I have a question about this wonderful article, and enjoy reading new writing from Jules. His book about Pt. Reyes is one of my favorites! Anyway, I had thought, and this has been borne our by my experience as a WildCare & Hungry Owl Project volunteer cleaning hawk pellets out of cages…that only the owls have bones and teeth in their pellets. Hawk pellets have only fur in them. Not sure where Kites fit into that because I’ve never cleaned up Kite pellets! Do Kites have similar digestion as owls and thus do not process the bones and teeth? Owls don’t have crops to predigest food, so I imagine that is one part of the reason why their pellets contain bones, teeth and insect exoskeletons. I’ve always been fascinated by the fact that hawks do digest the bones and owls don’t – why? How do owls get their calcium? I’ve never found a definitive answer to these questions. I’ve decided that owls MUST be removing some calcium from the bones before ejecting the pellet, and that it borne up by the fact that misguided people who find baby owls and feed them hamburger, or other inappropriate foods, end up causing them to have metabolic bone disease if they don’t turn them over to a wildlife hospital in time. Thanks for any insights that can be provided!

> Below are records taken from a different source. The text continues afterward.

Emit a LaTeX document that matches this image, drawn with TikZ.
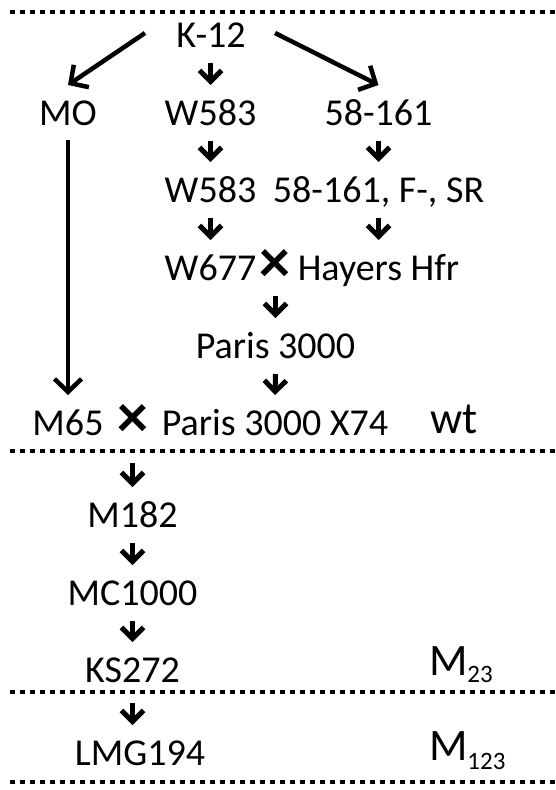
\documentclass[tikz,border=0pt]{standalone}
\usepackage{fontspec}
\setmainfont{Carlito}
\usetikzlibrary{arrows.meta}
\begin{document}
\begin{tikzpicture}[x=1pt,y=-1pt,
  lbl/.style={font=\fontsize{38}{40}\selectfont, inner sep=0pt, outer sep=0pt, anchor=base},
  big/.style={font=\fontsize{45}{46}\selectfont, inner sep=0pt, outer sep=0pt, anchor=base west},
  cross/.style={font=\fontsize{62}{62}\selectfont\bfseries, inner sep=0pt, outer sep=0pt},
  sarr/.style={line width=5pt, -{Straight Barb[length=11pt,width=22pt]}},
  larr/.style={line width=4.5pt, -{Straight Barb[length=13pt,width=27pt]}},
  dots/.style={line width=4pt, dash pattern=on 4.5pt off 5.5pt}
]
\useasboundingbox (0,0) rectangle (555,790);
% separators
\draw[dots] (10,12) -- (555,12);
\draw[dots] (10,451) -- (555,451);
\draw[dots] (10,692) -- (555,692);
\draw[dots] (10,782) -- (555,782);
% nodes
\node[lbl] (k12) at (211,47) {K-12};
\node[lbl] (mo) at (68,125) {MO};
\node[lbl] (w583) at (210.5,125) {W583};
\node[lbl] (s58) at (378.5,125) {58-161};
\node[lbl] (w583b) at (210.5,202) {W583};
\node[lbl] (s58b) at (378.5,202) {58-161, F-, SR};
\node[lbl] (w677) at (210.5,280) {W677};
\node[cross] (xa) at (275,266) {×};
\node[lbl] (hay) at (378.5,280) {Hayers Hfr};
\node[lbl] (p3000) at (275.5,358) {Paris 3000};
\node[lbl] (m65) at (68,435) {M65};
\node[cross] (xb) at (132.5,421) {×};
\node[lbl] (p3x) at (275,435) {Paris 3000 X74};
\node[big] (wt) at (430,433) {wt};
\node[lbl] (m182) at (132.5,527) {M182};
\node[lbl] (mc) at (132.5,605) {MC1000};
\node[lbl] (ks) at (132.5,682) {KS272};
\node[big] (m23) at (429,675) {M\raisebox{-7pt}{\fontsize{25}{25}\selectfont 23}};
\node[lbl] (lmg) at (140,765) {LMG194};
\node[big] (m123) at (429,760) {M\raisebox{-9pt}{\fontsize{25}{25}\selectfont 123}};
% long arrows
\draw[larr] ([shift={(-66,-14)}]k12.base) -- ([shift={(0,-40)}]mo.base);
\draw[larr] ([shift={(64,-14)}]k12.base) -- ([shift={(0,-40)}]s58.base);
\draw[larr] ([shift={(0,15)}]mo.base) -- ([shift={(0,-40)}]m65.base);
% short arrows
\draw[sarr] ([shift={(-0.5,16)}]k12.base) -- ([shift={(0,-40)}]w583.base);
\draw[sarr] ([shift={(0,16)}]w583.base) -- ([shift={(0,-40)}]w583b.base);
\draw[sarr] ([shift={(0,16)}]s58.base) -- ([shift={(0,-40)}]s58b.base);
\draw[sarr] ([shift={(0,16)}]w583b.base) -- ([shift={(0,-40)}]w677.base);
\draw[sarr] ([shift={(0,16)}]s58b.base) -- ([shift={(0,-40)}]hay.base);
\draw[sarr] ([shift={(0.5,30)}]xa.center) -- ([shift={(0,-40)}]p3000.base);
\draw[sarr] ([shift={(0,16)}]p3000.base) -- ([shift={(0,-40)}]p3x.base);
\draw[sarr] ([shift={(0,42)}]xb.center) -- ([shift={(0,-40)}]m182.base);
\draw[sarr] ([shift={(0,16)}]m182.base) -- ([shift={(0,-40)}]mc.base);
\draw[sarr] ([shift={(0,16)}]mc.base) -- ([shift={(0,-40)}]ks.base);
\draw[sarr] ([shift={(0,21)}]ks.base) -- ([shift={(-7.5,-40)}]lmg.base);
\end{tikzpicture}
\end{document}
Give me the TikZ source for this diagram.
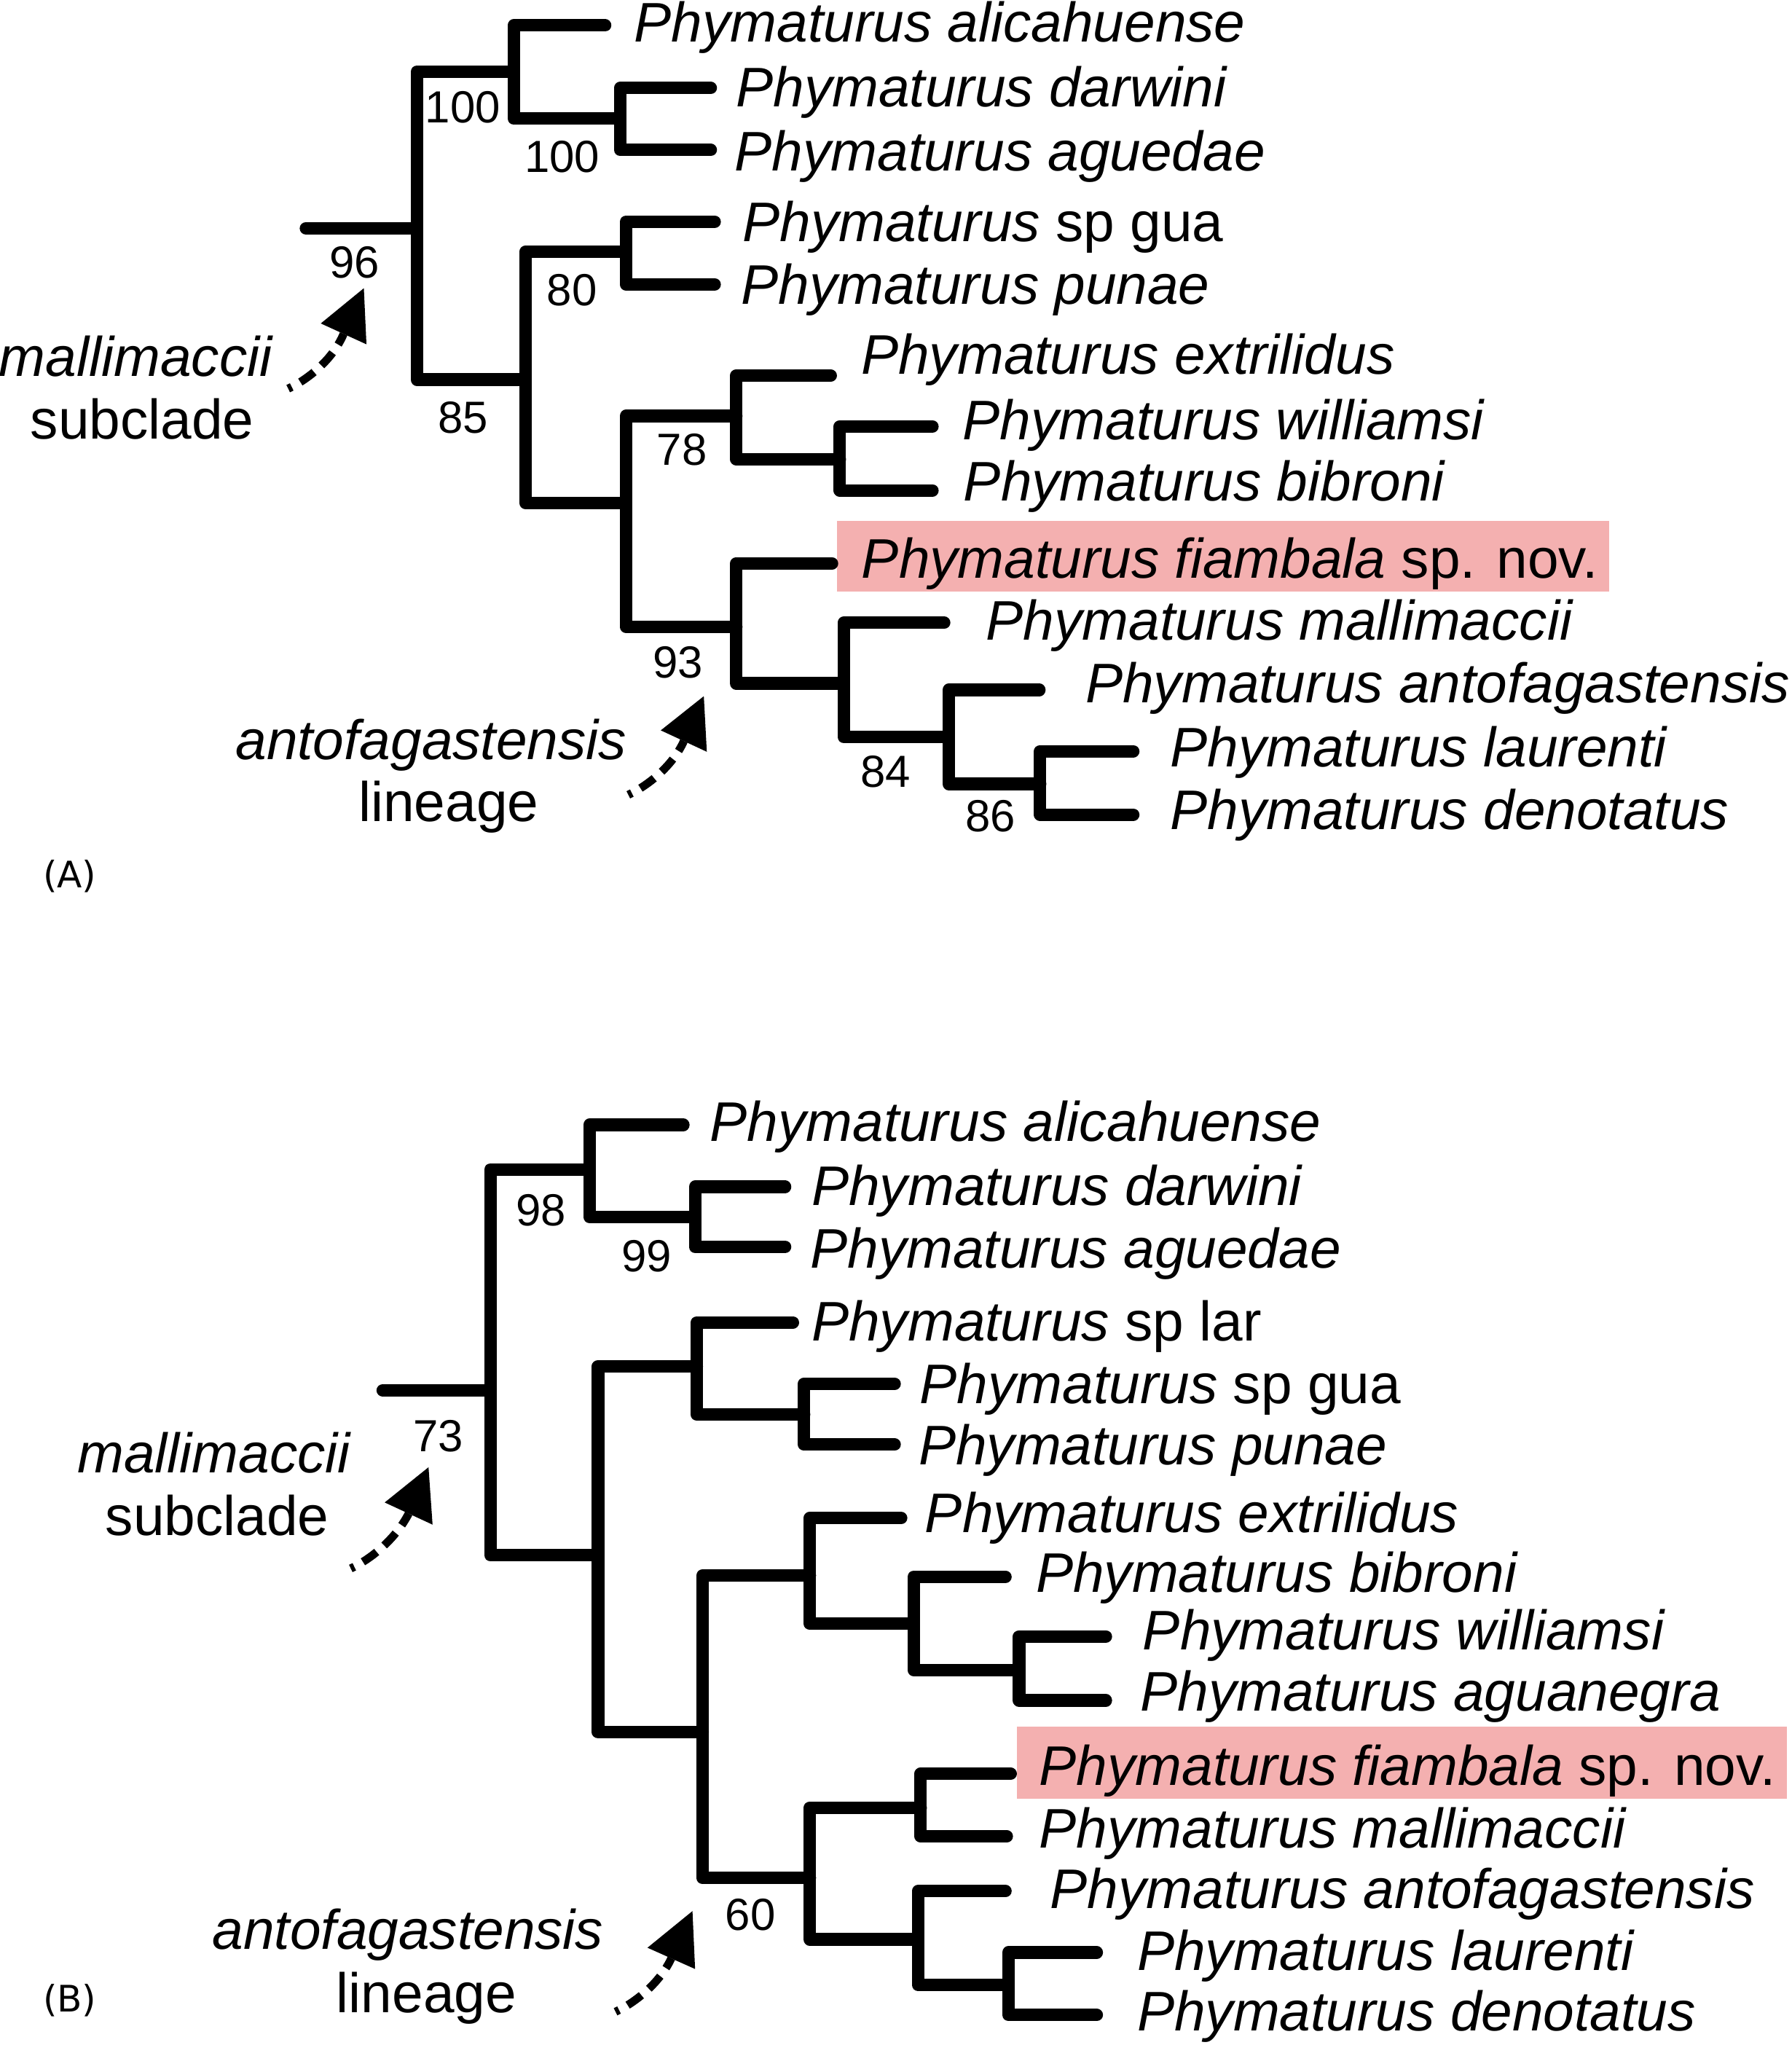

Jules on April 5th, 2012 at 12:00 am

Intriguing question, Magwhls! Kite pellets do contain bone fragments, especially mandibles and teeth, but also vertebrae and occasionally skull fragments. According to my friend Hans Peeters (Owls of California and the West, U.C. Press. California Natural History Guide #93), kites are unique among the hawks in this regard. However, I believe I’ve found the exoskeletons of insects in pellets of the American Kestrel. Regarding the calcium question: Calcium is one of the most common minerals in the bodies of vertebrates (and invertebrates?)—nerve cells, tissue, blood all contain calcium—so I doubt that owls run a calcium deficit. That said, an article in the American Naturalist (vol. 144, No. 6, Dec. 1994) speculates that calcium is a limiting factor in reproduction of flying vertebrates, especially bats.